» Aim:
Where the data below has the string "this", return the whole line.

[start of Given records]

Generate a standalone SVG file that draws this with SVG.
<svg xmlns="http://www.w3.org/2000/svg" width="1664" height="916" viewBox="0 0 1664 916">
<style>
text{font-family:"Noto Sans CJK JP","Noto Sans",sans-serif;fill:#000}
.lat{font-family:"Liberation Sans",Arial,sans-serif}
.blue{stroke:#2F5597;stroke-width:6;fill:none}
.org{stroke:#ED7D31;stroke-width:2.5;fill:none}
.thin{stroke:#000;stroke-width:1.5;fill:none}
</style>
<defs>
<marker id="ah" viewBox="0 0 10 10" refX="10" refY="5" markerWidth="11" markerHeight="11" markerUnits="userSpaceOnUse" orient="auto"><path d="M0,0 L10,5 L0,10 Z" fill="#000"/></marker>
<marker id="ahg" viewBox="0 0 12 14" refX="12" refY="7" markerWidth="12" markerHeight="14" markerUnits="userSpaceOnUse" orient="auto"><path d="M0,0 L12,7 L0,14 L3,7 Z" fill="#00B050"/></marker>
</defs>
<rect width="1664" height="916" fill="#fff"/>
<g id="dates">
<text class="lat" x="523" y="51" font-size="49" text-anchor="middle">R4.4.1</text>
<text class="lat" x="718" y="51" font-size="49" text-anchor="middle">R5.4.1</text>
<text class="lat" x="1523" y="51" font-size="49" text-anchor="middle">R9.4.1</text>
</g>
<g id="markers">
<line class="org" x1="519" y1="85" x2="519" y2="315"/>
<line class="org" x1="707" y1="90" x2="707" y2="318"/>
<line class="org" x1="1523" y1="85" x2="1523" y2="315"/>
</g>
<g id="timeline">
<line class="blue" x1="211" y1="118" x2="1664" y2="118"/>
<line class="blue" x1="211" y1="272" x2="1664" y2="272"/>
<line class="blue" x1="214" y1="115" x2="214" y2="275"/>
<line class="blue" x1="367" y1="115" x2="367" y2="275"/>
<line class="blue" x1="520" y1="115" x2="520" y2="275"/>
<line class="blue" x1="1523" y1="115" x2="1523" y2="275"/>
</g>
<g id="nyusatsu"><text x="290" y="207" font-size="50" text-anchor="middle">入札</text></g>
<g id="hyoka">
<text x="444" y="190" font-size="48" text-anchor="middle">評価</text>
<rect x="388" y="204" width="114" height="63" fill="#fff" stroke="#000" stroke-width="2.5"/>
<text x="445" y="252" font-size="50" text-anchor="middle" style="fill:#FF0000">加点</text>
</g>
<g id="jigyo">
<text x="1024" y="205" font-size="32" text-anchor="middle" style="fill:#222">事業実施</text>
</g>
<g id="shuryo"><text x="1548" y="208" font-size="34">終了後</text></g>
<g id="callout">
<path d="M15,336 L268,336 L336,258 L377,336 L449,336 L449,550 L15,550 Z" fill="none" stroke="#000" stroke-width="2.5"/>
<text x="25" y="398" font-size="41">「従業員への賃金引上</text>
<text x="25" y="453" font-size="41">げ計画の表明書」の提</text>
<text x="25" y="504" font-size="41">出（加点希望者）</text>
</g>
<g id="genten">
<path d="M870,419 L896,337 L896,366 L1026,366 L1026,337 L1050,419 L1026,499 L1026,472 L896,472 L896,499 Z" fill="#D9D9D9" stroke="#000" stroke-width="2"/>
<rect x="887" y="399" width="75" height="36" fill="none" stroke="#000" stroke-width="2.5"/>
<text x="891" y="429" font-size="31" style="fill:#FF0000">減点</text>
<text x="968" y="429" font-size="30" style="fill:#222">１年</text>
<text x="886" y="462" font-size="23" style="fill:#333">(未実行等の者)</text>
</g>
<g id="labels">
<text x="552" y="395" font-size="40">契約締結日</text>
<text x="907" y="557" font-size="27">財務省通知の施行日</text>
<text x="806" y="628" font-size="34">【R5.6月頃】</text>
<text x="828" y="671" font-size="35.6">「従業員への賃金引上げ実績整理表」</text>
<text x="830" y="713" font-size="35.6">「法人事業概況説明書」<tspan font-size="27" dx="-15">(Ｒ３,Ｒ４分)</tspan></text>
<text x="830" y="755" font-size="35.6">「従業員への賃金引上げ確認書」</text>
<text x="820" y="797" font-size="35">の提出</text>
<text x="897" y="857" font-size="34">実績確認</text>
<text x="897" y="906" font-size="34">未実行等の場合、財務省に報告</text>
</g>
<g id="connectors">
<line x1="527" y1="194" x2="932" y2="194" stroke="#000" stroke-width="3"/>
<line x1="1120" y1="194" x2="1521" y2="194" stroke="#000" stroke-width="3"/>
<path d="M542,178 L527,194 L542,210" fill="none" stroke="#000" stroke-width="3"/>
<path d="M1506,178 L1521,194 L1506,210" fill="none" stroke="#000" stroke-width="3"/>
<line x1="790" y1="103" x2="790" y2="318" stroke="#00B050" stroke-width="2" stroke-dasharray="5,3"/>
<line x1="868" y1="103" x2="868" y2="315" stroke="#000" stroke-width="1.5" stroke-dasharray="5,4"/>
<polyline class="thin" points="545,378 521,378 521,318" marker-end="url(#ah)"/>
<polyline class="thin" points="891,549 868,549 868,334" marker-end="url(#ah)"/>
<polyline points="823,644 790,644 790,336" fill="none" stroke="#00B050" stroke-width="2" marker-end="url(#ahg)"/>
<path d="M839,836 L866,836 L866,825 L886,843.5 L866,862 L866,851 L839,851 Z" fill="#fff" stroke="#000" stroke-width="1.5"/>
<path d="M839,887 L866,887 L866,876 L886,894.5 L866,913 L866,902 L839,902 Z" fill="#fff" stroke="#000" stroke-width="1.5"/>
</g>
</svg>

[end of Given records]
[start of Given records]

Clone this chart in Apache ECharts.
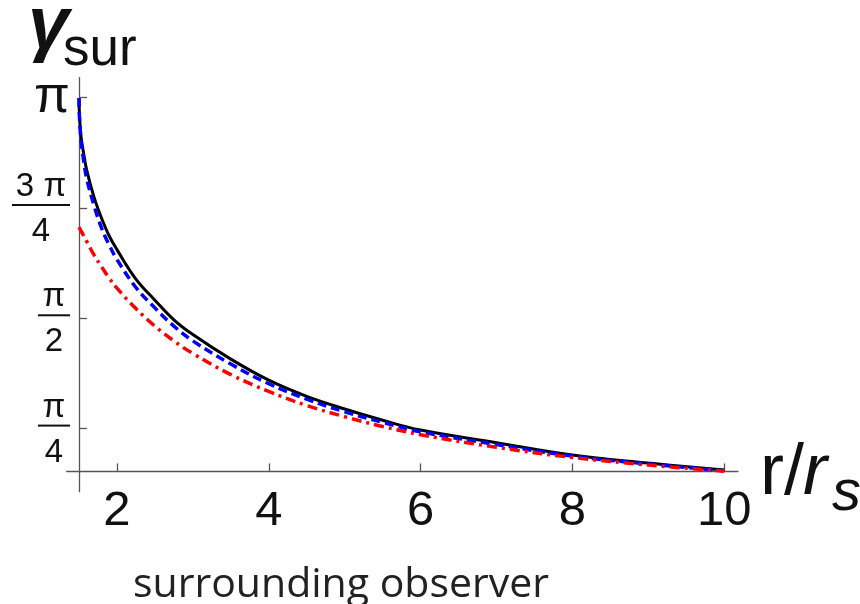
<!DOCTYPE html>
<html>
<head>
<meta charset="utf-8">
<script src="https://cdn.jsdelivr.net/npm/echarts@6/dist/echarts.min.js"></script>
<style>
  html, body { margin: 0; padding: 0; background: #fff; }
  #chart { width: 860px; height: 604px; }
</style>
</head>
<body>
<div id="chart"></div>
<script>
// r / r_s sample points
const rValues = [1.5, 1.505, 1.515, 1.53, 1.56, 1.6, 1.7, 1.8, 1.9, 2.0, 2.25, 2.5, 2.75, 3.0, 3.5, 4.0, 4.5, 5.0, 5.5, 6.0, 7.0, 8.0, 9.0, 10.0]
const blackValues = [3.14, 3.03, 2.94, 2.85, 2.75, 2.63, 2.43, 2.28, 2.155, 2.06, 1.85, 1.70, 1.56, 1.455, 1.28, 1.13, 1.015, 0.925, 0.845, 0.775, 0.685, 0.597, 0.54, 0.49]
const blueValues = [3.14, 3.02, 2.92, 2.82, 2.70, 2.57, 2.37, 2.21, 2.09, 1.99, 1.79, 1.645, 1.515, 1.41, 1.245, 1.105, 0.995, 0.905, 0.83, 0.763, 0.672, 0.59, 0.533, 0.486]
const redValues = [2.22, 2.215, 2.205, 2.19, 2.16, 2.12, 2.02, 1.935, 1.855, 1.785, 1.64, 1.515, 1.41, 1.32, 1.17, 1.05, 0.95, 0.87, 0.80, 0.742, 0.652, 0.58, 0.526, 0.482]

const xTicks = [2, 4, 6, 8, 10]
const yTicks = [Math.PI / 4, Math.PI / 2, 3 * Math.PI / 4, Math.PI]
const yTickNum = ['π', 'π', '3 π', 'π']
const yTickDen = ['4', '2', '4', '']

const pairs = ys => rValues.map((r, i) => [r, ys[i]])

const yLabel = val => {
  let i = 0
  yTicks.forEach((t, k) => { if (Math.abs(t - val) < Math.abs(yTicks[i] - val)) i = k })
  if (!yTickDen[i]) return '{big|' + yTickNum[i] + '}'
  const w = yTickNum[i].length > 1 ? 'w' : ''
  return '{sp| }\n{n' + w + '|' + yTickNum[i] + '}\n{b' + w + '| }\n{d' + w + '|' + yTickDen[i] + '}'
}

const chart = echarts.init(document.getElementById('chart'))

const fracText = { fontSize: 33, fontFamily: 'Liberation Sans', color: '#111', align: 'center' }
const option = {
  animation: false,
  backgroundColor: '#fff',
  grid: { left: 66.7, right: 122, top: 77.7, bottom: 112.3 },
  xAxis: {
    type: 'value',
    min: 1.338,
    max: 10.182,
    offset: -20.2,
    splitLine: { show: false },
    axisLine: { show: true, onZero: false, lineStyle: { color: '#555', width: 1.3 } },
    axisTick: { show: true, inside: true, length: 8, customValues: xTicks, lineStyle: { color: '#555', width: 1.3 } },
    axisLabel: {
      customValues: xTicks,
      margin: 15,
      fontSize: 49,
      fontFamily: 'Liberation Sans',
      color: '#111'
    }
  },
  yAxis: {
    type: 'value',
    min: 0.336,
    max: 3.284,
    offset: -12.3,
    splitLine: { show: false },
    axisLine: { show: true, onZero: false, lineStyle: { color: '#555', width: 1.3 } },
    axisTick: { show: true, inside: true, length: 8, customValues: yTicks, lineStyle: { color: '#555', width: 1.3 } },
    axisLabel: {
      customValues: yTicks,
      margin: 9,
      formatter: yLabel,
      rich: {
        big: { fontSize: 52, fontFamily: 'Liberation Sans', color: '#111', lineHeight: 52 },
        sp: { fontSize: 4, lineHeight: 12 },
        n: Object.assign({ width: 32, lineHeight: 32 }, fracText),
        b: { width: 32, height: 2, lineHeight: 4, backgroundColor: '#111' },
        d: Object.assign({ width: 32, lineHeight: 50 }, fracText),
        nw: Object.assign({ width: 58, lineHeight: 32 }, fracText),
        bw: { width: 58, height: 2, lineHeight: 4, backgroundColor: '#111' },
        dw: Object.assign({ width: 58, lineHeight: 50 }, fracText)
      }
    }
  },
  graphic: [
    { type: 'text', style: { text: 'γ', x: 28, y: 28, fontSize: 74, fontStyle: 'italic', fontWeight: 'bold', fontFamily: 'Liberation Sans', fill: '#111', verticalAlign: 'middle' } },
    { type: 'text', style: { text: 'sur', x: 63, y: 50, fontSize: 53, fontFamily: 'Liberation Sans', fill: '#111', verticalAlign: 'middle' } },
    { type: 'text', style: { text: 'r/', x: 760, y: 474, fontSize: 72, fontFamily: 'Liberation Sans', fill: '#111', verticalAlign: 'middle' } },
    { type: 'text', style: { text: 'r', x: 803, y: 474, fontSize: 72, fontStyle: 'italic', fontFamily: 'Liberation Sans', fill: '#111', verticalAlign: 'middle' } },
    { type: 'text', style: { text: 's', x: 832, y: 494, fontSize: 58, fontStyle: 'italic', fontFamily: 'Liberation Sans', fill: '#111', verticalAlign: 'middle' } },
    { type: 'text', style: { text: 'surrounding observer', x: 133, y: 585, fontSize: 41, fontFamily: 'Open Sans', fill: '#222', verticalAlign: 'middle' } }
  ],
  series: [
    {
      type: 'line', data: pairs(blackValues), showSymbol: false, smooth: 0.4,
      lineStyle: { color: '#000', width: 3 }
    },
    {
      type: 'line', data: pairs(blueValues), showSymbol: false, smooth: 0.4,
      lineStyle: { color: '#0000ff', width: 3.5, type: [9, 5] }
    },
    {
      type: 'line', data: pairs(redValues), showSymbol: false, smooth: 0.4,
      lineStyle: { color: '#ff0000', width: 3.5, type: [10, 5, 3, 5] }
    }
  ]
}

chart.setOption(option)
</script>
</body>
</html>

[end of Given records]

» Reply:
Generate a standalone SVG file that draws this with SVG.
Clone this chart in Apache ECharts.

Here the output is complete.